Here are three of my all-time favorites . . .

Lloyd Dobbler (played by a young John Cusack) in “Say Anything,” responding to a barrage of probing questions about his future, courtesy of Diane Court’s father (“Frasier” alum John Mahoney):

“A career? I’ve thought about this quite a bit sir and I would have to say considering what’s waiting out there for me, I don’t want to sell anything, buy anything or process anything as a career. I don’t want to sell anything bought or processed or buy anything sold or processed or repair anything sold, bought or processed as a career. I don’t want to do that. My father’s in the army. He wants me to join, but I can’t work for that corporation, so what I’ve been doing lately is kick-boxing, which is a new sport…as far as career longevity, I don’t really know. I can’t figure it all out tonight, sir, so I’m just gonna hang with your daughter.”

 

Arthur Kirkland (played by a young Al Pacino), turning on his own client (John Forsythe playing against type as malevolent Judge Fleming) during opening arguments in “And Justice for All”:

 

“The one thing that bothered me, the one thing that stayed in my mind and I couldn’t get rid of it, that haunted me, was why. Why would she lie? What was her motive for lying? If my client is innocent, she’s lying, why? Was it blackmail? No. Was it jealousy? No. Yesterday I found out why. She doesn’t have a motive, you know why? Because she’s not lying… And ladies and gentlemen of the jury, the prosecution is not going to get that man today, no, because I’m gonna get him!

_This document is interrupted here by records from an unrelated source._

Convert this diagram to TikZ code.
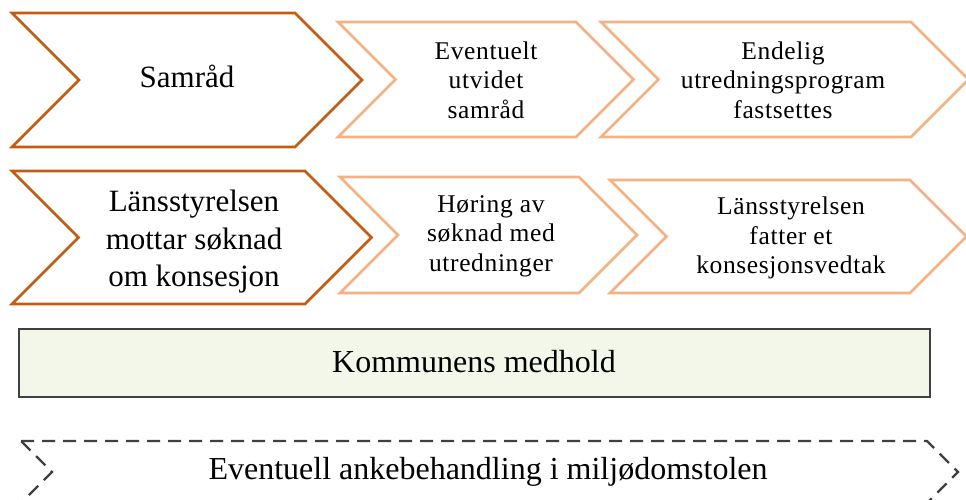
\documentclass[tikz,border=0pt]{standalone}
\usepackage{fontspec}
\setmainfont{Liberation Serif}
\newfontfamily\spacedfont[LetterSpace=2.5]{Liberation Serif}
\definecolor{darkorange}{HTML}{C55A11}
\definecolor{lightorange}{HTML}{F4B183}
\definecolor{boxfill}{HTML}{F3F7EA}
\definecolor{edgegray}{HTML}{404040}
\newcommand{\chevpath}[5]{%
  \pgfmathsetmacro\hh{(#5-#4)/2}%
  \pgfmathsetmacro\mm{(#5+#4)/2}%
  \draw[#1] (#2,#4) -- (#3,#4) -- ({#3+\hh},\mm) -- (#3,#5) -- (#2,#5) -- ({#2+\hh},\mm) -- cycle;}
\tikzset{
  darkchev/.style={draw=darkorange, line width=2.6pt, fill=white, line join=miter},
  lightchev/.style={draw=lightorange, line width=2.6pt, fill=white, line join=miter},
  bigtext/.style={align=center, font=\fontsize{31}{37.5}\selectfont, text=black, inner sep=0pt},
  smalltext/.style={align=center, font=\spacedfont\fontsize{25.5}{29.5}\selectfont, text=black, inner sep=0pt},
  medbox/.style={draw=edgegray, line width=2pt, fill=boxfill},
  ankeline/.style={draw=edgegray, line width=2.4pt, dash pattern=on 13pt off 8pt}
}
\begin{document}
\begin{tikzpicture}[x=1pt,y=-1pt]
\useasboundingbox (0,0) rectangle (966,499);
\clip (0,0) rectangle (966,499);
\fill[white] (0,0) rectangle (966,499);
% row 1
\chevpath{darkchev}{12}{295}{13}{147}
\chevpath{lightchev}{338}{576}{22}{137}
\chevpath{lightchev}{601}{911}{22}{137}
\node[bigtext] (samrad) at (187,76) {Samråd};
\node[smalltext] (utvidet) at (486,80) {Eventuelt\\utvidet\\samråd};
\node[smalltext] (program) at (783,80) {Endelig\\utredningsprogram\\fastsettes};
% row 2
\chevpath{darkchev}{12}{305}{171}{304}
\chevpath{lightchev}{340}{579}{177}{293}
\chevpath{lightchev}{610}{910}{180}{293}
\node[bigtext] (soknad) at (194,242) {Länsstyrelsen\\mottar søknad\\om konsesjon};
\node[smalltext] (horing) at (491,236) {Høring av\\søknad med\\utredninger};
\node[smalltext] (vedtak) at (791,238) {Länsstyrelsen\\fatter et\\konsesjonsvedtak};
% row 3
\draw[medbox] (19,329) rectangle (930,397);
\node[bigtext, font=\fontsize{32}{38}\selectfont] (medhold) at (474,362) {Kommunens medhold};
% row 4
\draw[ankeline] (21,441) -- (927,441) -- (958,472) -- (927,503) -- (21,503) -- (52,472) -- cycle;
\node[bigtext, font=\fontsize{32}{38}\selectfont] (anke) at (488,472) {Eventuell ankebehandling i miljødomstolen};
\end{tikzpicture}
\end{document}
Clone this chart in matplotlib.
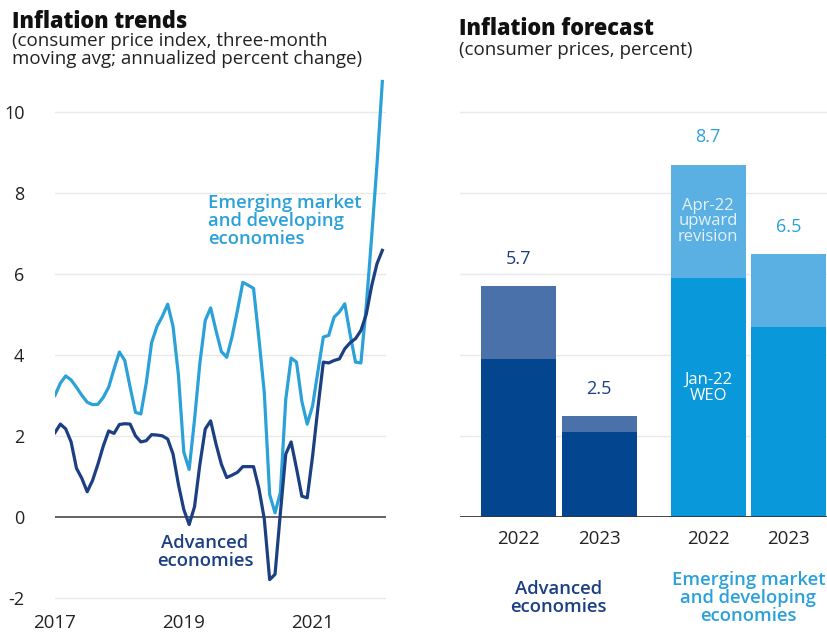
import numpy as np
import matplotlib
matplotlib.use("Agg")
import matplotlib.pyplot as plt

plt.rcParams['font.family'] = ['Open Sans', 'DejaVu Sans']

# ---------------- data ----------------
start_year = 2017
emde = [3.0, 3.3, 3.48, 3.38, 3.2, 3.0, 2.83, 2.77, 2.78, 2.95, 3.2, 3.65,
        4.07, 3.86, 3.2, 2.58, 2.54, 3.3, 4.3, 4.7, 4.95, 5.25, 4.7, 3.5,
        1.6, 1.17, 2.4, 3.8, 4.85, 5.16, 4.6, 4.08, 3.94, 4.45, 5.1, 5.79,
        5.72, 5.64, 4.4, 3.07, 0.55, 0.1, 0.6, 2.9, 3.92, 3.82, 2.85, 2.29,
        2.74, 3.6, 4.44, 4.48, 4.93, 5.06, 5.26, 4.5, 3.82, 3.8, 5.2, 6.9,
        8.7, 10.75]
adv = [2.08, 2.29, 2.17, 1.85, 1.2, 0.95, 0.62, 0.9, 1.3, 1.75, 2.12, 2.06,
       2.28, 2.3, 2.29, 2.0, 1.85, 1.88, 2.03, 2.02, 2.0, 1.92, 1.55, 0.8,
       0.18, -0.19, 0.25, 1.3, 2.17, 2.37, 1.8, 1.3, 0.97, 1.03, 1.1, 1.24,
       1.24, 1.24, 0.7, -0.05, -1.55, -1.42, 0.1, 1.55, 1.85, 1.2, 0.51, 0.47,
       1.5, 2.7, 3.82, 3.8, 3.86, 3.9, 4.15, 4.3, 4.4, 4.6, 5.0, 5.7,
       6.25, 6.58]
year_ticks = [2017, 2019, 2021]
y_ticks = [-2, 0, 2, 4, 6, 8, 10]

forecast_years = ["2022", "2023"]
groups = ["Advanced\neconomies", "Emerging market\nand developing\neconomies"]
jan22_weo = [[3.9, 2.1], [5.9, 4.7]]
apr22_total = [[5.7, 2.5], [8.7, 6.5]]

# ---------------- style ----------------
C_LIGHT = '#2ba1da'
C_DARK = '#1b3f82'
C_AE_BASE = '#03468f'
C_AE_REV = '#4a71aa'
C_EM_BASE = '#0999da'
C_EM_REV = '#5aafe3'
GRID = '#e9e9e9'
TXT = '#222222'

W, H = 827, 632
fig = plt.figure(figsize=(W / 100, H / 100), dpi=100)

def ax_rect(l, r, top, bot):
    return [l / W, 1 - bot / H, (r - l) / W, (bot - top) / H]

def fy(px):
    return 1 - px / H

# ---------------- left panel ----------------
ax = fig.add_axes(ax_rect(55, 386, 77, 610))
x = start_year + np.arange(len(emde)) / 12.0
ax.plot(x, emde, color=C_LIGHT, lw=2.3, zorder=3)
ax.plot(x, adv, color=C_DARK, lw=2.3, zorder=4)
ax.set_xlim(start_year, start_year + 5.14)
ax.set_ylim(-2.3, 10.86)
for v in y_ticks:
    if v == 0:
        ax.axhline(v, color='#555555', lw=1.3, zorder=2)
    else:
        ax.axhline(v, color=GRID, lw=1.0, zorder=1)
ax.set_yticks(y_ticks)
ax.set_yticklabels([str(v) for v in y_ticks])
ax.set_xticks(year_ticks)
ax.set_xticklabels([str(v) for v in year_ticks])
ax.tick_params(axis='y', length=0, pad=22, labelsize=13, labelcolor=TXT)
ax.tick_params(axis='x', length=0, pad=3, labelsize=13.5, labelcolor=TXT)
for lab in ax.get_yticklabels():
    lab.set_horizontalalignment('right')
for s in ax.spines.values():
    s.set_visible(False)
ax.set_facecolor('none')

ax.text(2019.38, 7.98, "Emerging market\nand developing\neconomies",
        color=C_LIGHT, fontsize=13.3, fontweight='semibold', ha='left', va='top',
        linespacing=1.0)
ax.text(2019.33, -0.88, "Advanced\neconomies", color=C_DARK, fontsize=13.3,
        fontweight='semibold', ha='center', va='center', linespacing=1.0)

fig.text(12 / W, fy(28), "Inflation trends", fontsize=15.7,
         fontweight='heavy', color='#111111', ha='left', va='baseline')
fig.text(12 / W, fy(46), "(consumer price index, three-month",
         fontsize=13.5, color=TXT, ha='left', va='baseline')
fig.text(12 / W, fy(64), "moving avg; annualized percent change)",
         fontsize=13.5, color=TXT, ha='left', va='baseline')

# ---------------- right panel ----------------
axr = fig.add_axes(ax_rect(460, 827, 77, 517))
group_gap = 1.354
bar_w = 0.93
base_cols = [C_AE_BASE, C_EM_BASE]
rev_cols = [C_AE_REV, C_EM_REV]
val_cols = [C_DARK, C_LIGHT]
n_years = len(forecast_years)
group_step = (n_years - 1) + group_gap
positions, labels = [], []
for g in range(len(groups)):
    for k in range(n_years):
        pos = g * group_step + k
        base = jan22_weo[g][k]
        tot = apr22_total[g][k]
        axr.bar(pos, base, width=bar_w, color=base_cols[g], zorder=2)
        axr.bar(pos, tot - base, bottom=base, width=bar_w, color=rev_cols[g], zorder=2)
        axr.annotate(f"{tot:.1f}", xy=(pos, tot), xytext=(0, 13),
                     textcoords='offset points', ha='center', va='bottom',
                     fontsize=13, color=val_cols[g])
        positions.append(pos)
        labels.append(forecast_years[k])
    center = g * group_step + (n_years - 1) / 2
    axr.annotate(groups[g], xy=(center, 0), xycoords=('data', 'axes fraction'),
                 xytext=(0, -58), textcoords='offset points', ha='center',
                 va='center', fontsize=13.3, fontweight='semibold',
                 color=val_cols[g], linespacing=1.0, annotation_clip=False)

# in-bar labels on the EMDE 2022 bar
em22 = group_step
axr.text(em22, (jan22_weo[1][0] + apr22_total[1][0]) / 2, "Apr-22\nupward\nrevision",
         ha='center', va='center', color='#e4f2fb', fontsize=12, linespacing=0.95)
axr.text(em22, jan22_weo[1][0] * 0.54, "Jan-22\nWEO", ha='center', va='center',
         color='white', fontsize=12, linespacing=0.95)

axr.set_xlim(-0.727, 3.83)
axr.set_ylim(0, 10.86)
for v in [2, 4, 6, 8, 10]:
    axr.axhline(v, color=GRID, lw=1.0, zorder=1)
axr.axhline(0, color='#333333', lw=2.0, zorder=3)
axr.set_yticks([])
axr.set_xticks(positions)
axr.set_xticklabels(labels)
axr.tick_params(axis='x', length=0, pad=9, labelsize=13.5, labelcolor=TXT)
for s in axr.spines.values():
    s.set_visible(False)
axr.set_facecolor('none')

fig.text(459 / W, fy(35), "Inflation forecast", fontsize=15.7,
         fontweight='heavy', color='#111111', ha='left', va='baseline')
fig.text(459 / W, fy(55), "(consumer prices, percent)",
         fontsize=13.5, color=TXT, ha='left', va='baseline')

fig.savefig("out.png", dpi=100, facecolor='white')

My client, the Honorable Henry T. Fleming, should go right to fucking jail! The son of a bitch is guilty! That man is guilty. That man, there, that man is a slime! He is a slime! If he’s allowed to go free, then something really wrong is goin’ on here!”

 

Judge Rayford: “Mr. Kirkland you are out of order!”

 

Arthur Kirkland: “You’re out of order! You’re out of order! The whole trial is out of order! They’re out of order! That man, that sick, crazy, depraved man, raped and beat that woman there, and he’d like to do it again! He told me so! It’s just a show! It’s a show! It’s ‘Let’s Make A Deal’! Hey Frank, you wanna make a deal? I got an insane judge who likes to beat the shit out of women! Whaddya wanna gimme Frank, three weeks probation? [To Judge Fleming] You, you sonofabitch, you! You’re supposed to stand for somethin’! You’re supposed to protect people! But instead you fucking rape and murder them! [Dragged out of court by bailiffs] You killed McCullough! You killed him! Hold it! Hold it! I just completed my opening statement!

 

And the winner is . . . Anchorman Howard Beale (played by a not-so-young Peter Finch) going off the rails during his nightly newscast in “Network,” and proving in his messianic fervor that he might just be the sanest man on the planet:

 

“I don’t have to tell you things are bad. Everybody knows things are bad. It’s a depression. Everybody’s out of work or scared of losing their job. The dollar buys a nickel’s worth; banks are going bust; shopkeepers keep a gun under the counter; punks are running wild in the street, and there’s nobody anywhere who seems to know what to do, and there’s no end to it.

 

We know the air is unfit to breathe and our food is unfit to eat. And we sit watching our TVs while some local newscaster tells us that today we had fifteen homicides and sixty-three violent crimes, as if that’s the way it’s supposed to be!

 

We all know things are bad — worse than bad — they’re crazy.

 

It’s like everything everywhere is going crazy, so we don’t go out any more. We sit in the house, and slowly the world we’re living in is getting smaller, and all we say is, ‘Please, at least leave us alone in our living rooms. Let me have my toaster and my TV and my steel-belted radials, and I won’t say anything. Just leave us alone.’

 

Well, I’m not going to leave you alone.

 

I want you to get mad!

 

I don’t want you to protest. I don’t want you to riot. I don’t want you to write to your Congressman, because I wouldn’t know what to tell you to write. I don’t know what to do about the depression and the inflation and the Russians and the crime in the street.

 

All I know is that first, you’ve got to get mad.

 

You’ve gotta say, ‘I’m a human being, goddammit! My life has value!’

 

So, I want you to get up now. I want all of you to get up out of your chairs. I want you to get up right now and go to the window, open it, and stick your head out and yell, “I’m as mad as hell, and I’m not going to take this anymore!!”

 

That movie is 36-years-old and you tell me, what’s changed? Makes me want to spew out my own rant. I’m sure I’ll think of one in the car.